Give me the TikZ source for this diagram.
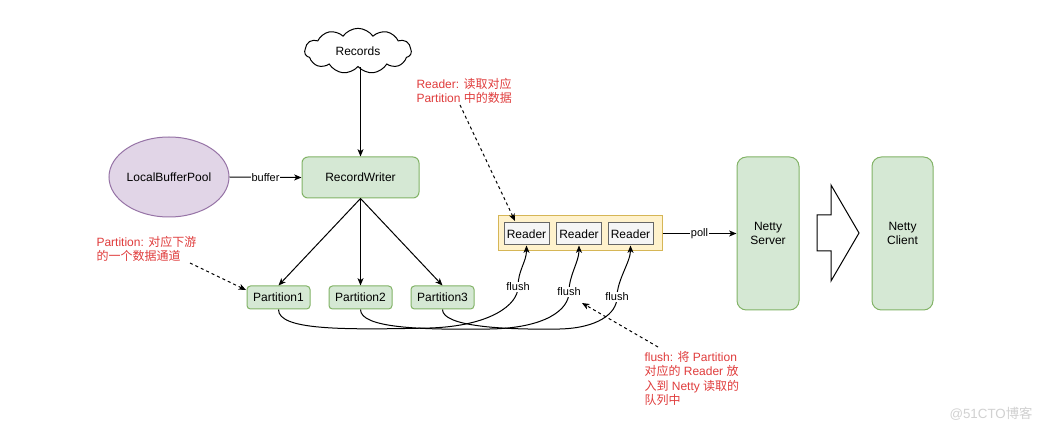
\documentclass[tikz,border=0pt]{standalone}
\usepackage{fontspec}
\setmainfont{Liberation Sans}
\newfontfamily\cjk{Noto Sans CJK SC}
\newcommand\zh[1]{{\cjk #1}}
\usetikzlibrary{shapes.symbols,shapes.geometric,arrows.meta}
\definecolor{gfill}{HTML}{D5E8D4}
\definecolor{gdraw}{HTML}{82B366}
\definecolor{pfill}{HTML}{E1D5E7}
\definecolor{pdraw}{HTML}{9673A6}
\definecolor{yfill}{HTML}{FFF2CC}
\definecolor{ydraw}{HTML}{D6B656}
\definecolor{rfill}{HTML}{F5F5F5}
\definecolor{rdraw}{HTML}{666666}
\definecolor{notecol}{HTML}{E03C3C}
\begin{document}
\begin{tikzpicture}[x=0.75pt,y=-0.75pt,
  font=\fontsize{9}{10.9}\selectfont,
  line width=0.75pt,
  gbox/.style={draw=gdraw,fill=gfill,inner sep=0,align=center},
  rbox/.style={draw=rdraw,fill=rfill,inner sep=0,minimum width=33.75pt,minimum height=16.5pt},
  conn/.style={draw=black,-{Stealth[length=5.5pt,width=4.5pt,inset=1.5pt]}},
  dconn/.style={conn,dash pattern=on 2.25pt off 2.25pt},
  lbl/.style={fill=white,inner sep=0.5pt,font=\fontsize{8.25}{10}\selectfont},
  notetxt/.style={text=notecol,align=left,inner sep=0,anchor=north west,font=\fontsize{9}{10.8}\selectfont}]
\useasboundingbox[fill=white] (0,0) rectangle (1046,438);

% nodes
\node[cloud,cloud puffs=11,cloud puff arc=110,aspect=2.4,draw,fill=white,
  minimum width=80pt,minimum height=34pt,inner sep=0] (rec) at (358,51) {Records};
\node[gbox,rounded corners=4.5pt,minimum width=87.75pt,minimum height=30.75pt] (rw) at (360.5,177.5) {RecordWriter};
\node[ellipse,draw=pdraw,fill=pfill,minimum width=90pt,minimum height=60pt,inner sep=0] (lbp) at (169,177) {LocalBufferPool};
\node[gbox,rounded corners=2.6pt,minimum width=47.25pt,minimum height=17.25pt] (p1) at (278.5,297.5) {Partition1};
\node[gbox,rounded corners=2.6pt,minimum width=47.25pt,minimum height=17.25pt] (p2) at (360.5,297.5) {Partition2};
\node[gbox,rounded corners=2.6pt,minimum width=47.25pt,minimum height=17.25pt] (p3) at (442.5,297.5) {Partition3};
\node[draw=ydraw,fill=yfill,minimum width=123pt,minimum height=26.25pt,inner sep=0] (cont) at (580,233.5) {};
\node[rbox] (r1) at (526.5,234) {Reader};
\node[rbox] (r2) at (579,234) {Reader};
\node[rbox] (r3) at (630.5,234) {Reader};
\node[gbox,rounded corners=7pt,minimum width=46.5pt,minimum height=114.75pt] (ns) at (768,233.5) {Netty\\Server};
\node[gbox,rounded corners=7pt,minimum width=45.75pt,minimum height=114.75pt] (nc) at (902.5,233.5) {Netty\\Client};

% block arrow
\draw[fill=white] (817,215) -- (831,215) -- (831,185) -- (859,233) -- (831,281) -- (831,251) -- (817,251) -- cycle;

% connectors
\draw[conn] (rw.north |- rec.south) -- (rw.north);
\draw[conn] (lbp.east) -- node[lbl]{buffer} (rw.west);
\draw[conn] (rw.south) -- (p1.north);
\draw[conn] (rw.south) -- (p2.north);
\draw[conn] (rw.south) -- (p3.north);
\draw[conn] (cont.east) -- node[lbl]{poll} (ns.west);

\draw[conn] (p1.south) .. controls (278.5,330) and (340,330) .. (430,328)
  .. controls (490,326) and (518,305) .. (518,287)
  .. controls (518,270) and (526.5,262) .. (r1.south);
\draw[conn] (p2.south) .. controls (360.5,328) and (420,330) .. (490,329)
  .. controls (545,328) and (569,310) .. (569,292)
  .. controls (569,275) and (579,262) .. (r2.south);
\draw[conn] (p3.south) .. controls (442.5,326) and (500,330) .. (560,329)
  .. controls (597,328) and (617,314) .. (617,297)
  .. controls (617,280) and (630.5,262) .. (r3.south);
\node[lbl] (f1) at (518,287) {flush};
\node[lbl] (f2) at (569,292) {flush};
\node[lbl] (f3) at (617,297) {flush};

% notes
\node[notetxt] (n1) at (96,235.5) {Partition: \zh{对应下游}\\\zh{的一个数据通道}};
\node[notetxt] (n2) at (416,77.5) {Reader: \zh{读取对应}\\Partition \zh{中的数据}};
\node[notetxt] (n3) at (644,351) {flush: \zh{将} Partition\\\zh{对应的} Reader \zh{放}\\\zh{入到} Netty \zh{读取的}\\\zh{队列中}};
\coordinate (a1) at (190,263);
\coordinate (b1) at (246,290);
\coordinate (a2) at (460,105);
\coordinate (b2) at (515,221);
\coordinate (a3) at (658,347);
\coordinate (b3) at (582,303);
\draw[dconn] (a1) -- (b1);
\draw[dconn] (a2) -- (b2);
\draw[dconn] (a3) -- (b3);

% watermark
\node[text=black!18,font=\fontsize{10}{12}\selectfont,inner sep=0] (wm) at (991,414) {@51CTO\zh{博客}};
\end{tikzpicture}
\end{document}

_ _ _ _ _

■ **Goal**
Transcribe all the lines above exactly, apart from the pictures.

■ **Answer to this problem**
Give me the TikZ source for this diagram.
\documentclass[tikz,border=0pt]{standalone}
\usepackage{fontspec}
\setmainfont{Liberation Sans}
\newfontfamily\cjk{Noto Sans CJK SC}
\newcommand\zh[1]{{\cjk #1}}
\usetikzlibrary{shapes.symbols,shapes.geometric,arrows.meta}
\definecolor{gfill}{HTML}{D5E8D4}
\definecolor{gdraw}{HTML}{82B366}
\definecolor{pfill}{HTML}{E1D5E7}
\definecolor{pdraw}{HTML}{9673A6}
\definecolor{yfill}{HTML}{FFF2CC}
\definecolor{ydraw}{HTML}{D6B656}
\definecolor{rfill}{HTML}{F5F5F5}
\definecolor{rdraw}{HTML}{666666}
\definecolor{notecol}{HTML}{E03C3C}
\begin{document}
\begin{tikzpicture}[x=0.75pt,y=-0.75pt,
  font=\fontsize{9}{10.9}\selectfont,
  line width=0.75pt,
  gbox/.style={draw=gdraw,fill=gfill,inner sep=0,align=center},
  rbox/.style={draw=rdraw,fill=rfill,inner sep=0,minimum width=33.75pt,minimum height=16.5pt},
  conn/.style={draw=black,-{Stealth[length=5.5pt,width=4.5pt,inset=1.5pt]}},
  dconn/.style={conn,dash pattern=on 2.25pt off 2.25pt},
  lbl/.style={fill=white,inner sep=0.5pt,font=\fontsize{8.25}{10}\selectfont},
  notetxt/.style={text=notecol,align=left,inner sep=0,anchor=north west,font=\fontsize{9}{10.8}\selectfont}]
\useasboundingbox[fill=white] (0,0) rectangle (1046,438);

% nodes
\node[cloud,cloud puffs=11,cloud puff arc=110,aspect=2.4,draw,fill=white,
  minimum width=80pt,minimum height=34pt,inner sep=0] (rec) at (358,51) {Records};
\node[gbox,rounded corners=4.5pt,minimum width=87.75pt,minimum height=30.75pt] (rw) at (360.5,177.5) {RecordWriter};
\node[ellipse,draw=pdraw,fill=pfill,minimum width=90pt,minimum height=60pt,inner sep=0] (lbp) at (169,177) {LocalBufferPool};
\node[gbox,rounded corners=2.6pt,minimum width=47.25pt,minimum height=17.25pt] (p1) at (278.5,297.5) {Partition1};
\node[gbox,rounded corners=2.6pt,minimum width=47.25pt,minimum height=17.25pt] (p2) at (360.5,297.5) {Partition2};
\node[gbox,rounded corners=2.6pt,minimum width=47.25pt,minimum height=17.25pt] (p3) at (442.5,297.5) {Partition3};
\node[draw=ydraw,fill=yfill,minimum width=123pt,minimum height=26.25pt,inner sep=0] (cont) at (580,233.5) {};
\node[rbox] (r1) at (526.5,234) {Reader};
\node[rbox] (r2) at (579,234) {Reader};
\node[rbox] (r3) at (630.5,234) {Reader};
\node[gbox,rounded corners=7pt,minimum width=46.5pt,minimum height=114.75pt] (ns) at (768,233.5) {Netty\\Server};
\node[gbox,rounded corners=7pt,minimum width=45.75pt,minimum height=114.75pt] (nc) at (902.5,233.5) {Netty\\Client};

% block arrow
\draw[fill=white] (817,215) -- (831,215) -- (831,185) -- (859,233) -- (831,281) -- (831,251) -- (817,251) -- cycle;

% connectors
\draw[conn] (rw.north |- rec.south) -- (rw.north);
\draw[conn] (lbp.east) -- node[lbl]{buffer} (rw.west);
\draw[conn] (rw.south) -- (p1.north);
\draw[conn] (rw.south) -- (p2.north);
\draw[conn] (rw.south) -- (p3.north);
\draw[conn] (cont.east) -- node[lbl]{poll} (ns.west);

\draw[conn] (p1.south) .. controls (278.5,330) and (340,330) .. (430,328)
  .. controls (490,326) and (518,305) .. (518,287)
  .. controls (518,270) and (526.5,262) .. (r1.south);
\draw[conn] (p2.south) .. controls (360.5,328) and (420,330) .. (490,329)
  .. controls (545,328) and (569,310) .. (569,292)
  .. controls (569,275) and (579,262) .. (r2.south);
\draw[conn] (p3.south) .. controls (442.5,326) and (500,330) .. (560,329)
  .. controls (597,328) and (617,314) .. (617,297)
  .. controls (617,280) and (630.5,262) .. (r3.south);
\node[lbl] (f1) at (518,287) {flush};
\node[lbl] (f2) at (569,292) {flush};
\node[lbl] (f3) at (617,297) {flush};

% notes
\node[notetxt] (n1) at (96,235.5) {Partition: \zh{对应下游}\\\zh{的一个数据通道}};
\node[notetxt] (n2) at (416,77.5) {Reader: \zh{读取对应}\\Partition \zh{中的数据}};
\node[notetxt] (n3) at (644,351) {flush: \zh{将} Partition\\\zh{对应的} Reader \zh{放}\\\zh{入到} Netty \zh{读取的}\\\zh{队列中}};
\coordinate (a1) at (190,263);
\coordinate (b1) at (246,290);
\coordinate (a2) at (460,105);
\coordinate (b2) at (515,221);
\coordinate (a3) at (658,347);
\coordinate (b3) at (582,303);
\draw[dconn] (a1) -- (b1);
\draw[dconn] (a2) -- (b2);
\draw[dconn] (a3) -- (b3);

% watermark
\node[text=black!18,font=\fontsize{10}{12}\selectfont,inner sep=0] (wm) at (991,414) {@51CTO\zh{博客}};
\end{tikzpicture}
\end{document}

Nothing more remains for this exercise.